Für einen Handwerksbetrieb wie den der Jacobs ist solch ein Angebot nicht selbstverständlich. Gerade kleine und mittelständische Betriebe seien in ihren Möglichkeiten eingeschränkt, weiß Fischer. „Hier gilt es dann nicht acht, sondern nur zwei Angebote anzubieten.“Um die richtigen herauszufinden, helfe eine Umfrage unter den Angestellten und auch eine Analyse der Gegebenheiten: Was verdienen die Mitarbeiter? Wie kann ich die Angestellten glücklich machen? „Am Ende muss der Köder dem Fisch und nicht dem Angler schmecken“, gibt Fischer zu bedenken.
In der Außenwirkung hat Lohrmann Blechtechnik schon erste Erfolge verzeichnen können. Die Zahl der Bewerber sei spürbar nach oben gegangen, berichtet Nadine Jacob. „Die Rückmeldungen sind durchaus positiv.“Viele würden sich jedoch als Helfer bewerben. Fachkräfte dagegen fehlten weiterhin.
Maßgeblich für den Erfolg sei die Kommunikation, sagt Fischer. Der Betrieb müsse herausstellen, dass die Zusatzleistungen nicht aus rein wirtschaftlichen Gründen angeboten werden. „Es gilt nicht nur, die steuerlichen Vorteile des Unternehmers oder dergleichen herauszuarbeiten“, betont Fischer. „Die Benefits müssen viel mehr zum kulturellen Selbstverständnis des Unternehmens passen.“Nur so wirkten sie sich positiv auf das Betriebsklima aus, würden akzeptiert und angenommen. Auch die Auswahl der Benefits müsse dahingehend wohl überlegt sein. „Nur Firmen-fahrräder anzubieten, weil diese gerade steuerliche Vorteile bieten, ist kein Argument“, sagt Stephan Fischer. „Das geht nach hinten los.“
Während der Corona-pandemie habe sich gezeigt, dass Mitarbeiter andere Prioritäten setzen, sagt Fischer. Gesundheit und Sicherheit spielten eine große Rolle.
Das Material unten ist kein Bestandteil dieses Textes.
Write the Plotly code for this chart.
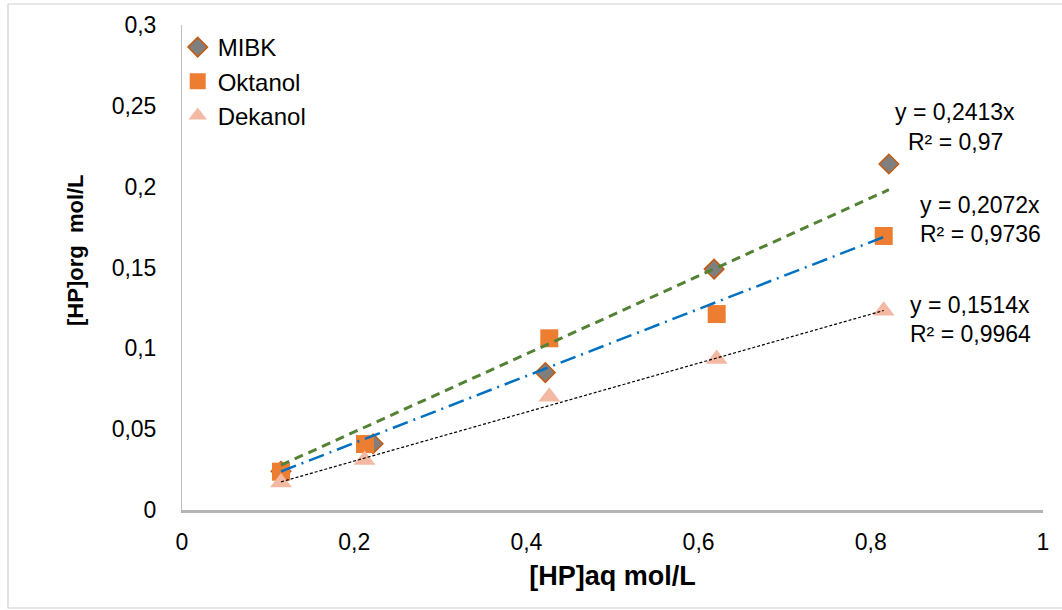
import plotly.graph_objects as go

# Measured distribution data: [HP] in aqueous vs organic phase (mol/L)
mibk_x = [0.115, 0.222, 0.422, 0.618, 0.821]
mibk_y = [0.024, 0.041, 0.085, 0.149, 0.214]

oktanol_x = [0.115, 0.2125, 0.4266, 0.621, 0.815]
oktanol_y = [0.0237, 0.0408, 0.1062, 0.1212, 0.1695]

dekanol_x = [0.115, 0.212, 0.4266, 0.621, 0.815]
dekanol_y = [0.017, 0.031, 0.0701, 0.0934, 0.1233]

# Linear fits through the origin
slopes = {"MIBK": 0.2413, "Oktanol": 0.2072, "Dekanol": 0.1514}
r2 = {"MIBK": "0,97", "Oktanol": "0,9736", "Dekanol": "0,9964"}

x_ticks = [0, 0.2, 0.4, 0.6, 0.8, 1]
x_tick_text = ["0", "0,2", "0,4", "0,6", "0,8", "1"]
y_ticks = [0, 0.05, 0.1, 0.15, 0.2, 0.25, 0.3]
y_tick_text = ["0", "0,05", "0,1", "0,15", "0,2", "0,25", "0,3"]

FONT = "Liberation Sans, Arial, sans-serif"
FS = 23

fig = go.Figure()

series = {
    "MIBK": (mibk_x, mibk_y),
    "Oktanol": (oktanol_x, oktanol_y),
    "Dekanol": (dekanol_x, dekanol_y),
}
markers = {
    "MIBK": dict(symbol="diamond", size=15, color="#7F7F7F",
                 line=dict(width=1.5, color="#C55A11")),
    "Oktanol": dict(symbol="square", size=18, color="#ED7D31",
                    line=dict(width=0)),
    "Dekanol": dict(symbol="triangle-up", size=19, color="#F4B9A3",
                    line=dict(width=0)),
}
for name, (xs, ys) in series.items():
    fig.add_trace(go.Scatter(x=xs, y=ys, mode="markers", name=name,
                             marker=markers[name]))

# Trend lines through the origin, drawn over the markers
trend_styles = {
    "MIBK": dict(color="#548235", width=3, dash="9px,6px"),
    "Oktanol": dict(color="#0070C0", width=2.5, dash="16px,6px,2px,6px"),
    "Dekanol": dict(color="#000000", width=1.2, dash="3px,2px"),
}
for name, (xs, ys) in series.items():
    x0, x1 = min(xs), max(xs)
    k = slopes[name]
    fig.add_trace(go.Scatter(
        x=[x0, x1], y=[k * x0, k * x1], mode="lines",
        line=trend_styles[name], showlegend=False, hoverinfo="skip",
    ))

L, T, PW, PH = 182, 25, 861, 485


def px_to_paper(px, py):
    return (px - L) / PW, (T + PH - py) / PH


# Equation labels next to each fit line
labels = [
    ("MIBK", 955, 112, 142),
    ("Oktanol", 980, 205, 234),
    ("Dekanol", 970, 305, 334),
]
for name, px, py1, py2 in labels:
    for py, txt in ((py1, f"y = {str(slopes[name]).replace('.', ',')}x"),
                    (py2, f"R² = {r2[name]}")):
        xp, yp = px_to_paper(px, py)
        fig.add_annotation(
            x=xp, y=yp, xref="paper", yref="paper", showarrow=False,
            xanchor="center", yanchor="middle", text=txt,
            font=dict(family=FONT, size=FS, color="#000"),
        )

# Y-axis title
xp, yp = px_to_paper(75, 250)
fig.add_annotation(
    x=xp, y=yp, xref="paper", yref="paper", showarrow=False,
    xanchor="center", yanchor="middle", textangle=-90,
    text="<b>[HP]org  mol/L</b>",
    font=dict(family=FONT, size=22, color="#000"),
)

# Chart-area frame
x0p, y0p = px_to_paper(8, 608)
x1p, y1p = px_to_paper(1070, 4)
fig.add_shape(type="rect", xref="paper", yref="paper",
              x0=x0p, y0=y0p, x1=x1p, y1=y1p,
              line=dict(color="#D0D0D0", width=1.2), layer="below")

fig.update_layout(
    width=1062, height=610,
    margin=dict(l=L, r=1062 - L - PW, t=T, b=610 - T - PH),
    paper_bgcolor="white", plot_bgcolor="white",
    font=dict(family=FONT, size=FS, color="#000"),
    legend=dict(
        x=-0.005, y=1.0, xanchor="left", yanchor="top",
        bgcolor="rgba(0,0,0,0)",
        font=dict(family=FONT, size=24), itemwidth=30,
        tracegroupgap=0,
    ),
    showlegend=True,
)
fig.update_xaxes(
    range=[0, 1], tickvals=x_ticks, ticktext=x_tick_text,
    showgrid=False, zeroline=False, showline=True,
    linecolor="#B4B4B4", linewidth=2.5,
    ticks="outside", ticklen=10, tickcolor="rgba(0,0,0,0)",
    title=dict(text="<b>[HP]aq mol/L</b>", standoff=12,
               font=dict(family=FONT, size=27)),
)
fig.update_yaxes(
    range=[0, 0.3], tickvals=y_ticks, ticktext=y_tick_text,
    showgrid=False, zeroline=False, showline=True,
    linecolor="#BFBFBF", linewidth=1,
    ticks="outside", ticklen=20, tickcolor="rgba(0,0,0,0)",
)

fig.write_html("out.html")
Für Mitarbeiter im Homeoffice seien etwa ein digitales Rückentraining oder Yoga-kurse eine Möglichkeit. „Zudem können sich Unternehmer fragen: Habe ich eine Verantwortung hinsichtlich der Ausstattung im Homeoffice, auch wenn das nicht gesetzlich geregelt ist?“
„Wenn es darum geht womöglich den Job zu verlieren, ist es Mitarbeitern nicht mehr wichtig, ob ein Kickertisch im Flur steht“, sagt Fischer. Wenn ein Mittelständler Teile der Belegschaft nicht entlasse, obwohl die wirtschaftliche Lage angespannt sei, könne das auch proaktiv kommuniziert werden. „Arbeitssicherheit ist ein Benefit, keine Frage.“
Generell solle sich die Auswahl an den Mitarbeiterbedürfnissen orientieren, die weniger eine Generationenfrage seien, sondern viel mehr durch die Lebenslagen bestimmt.
Am Ende muss der Köder schließlich dem Fisch und nicht dem Angler schmecken.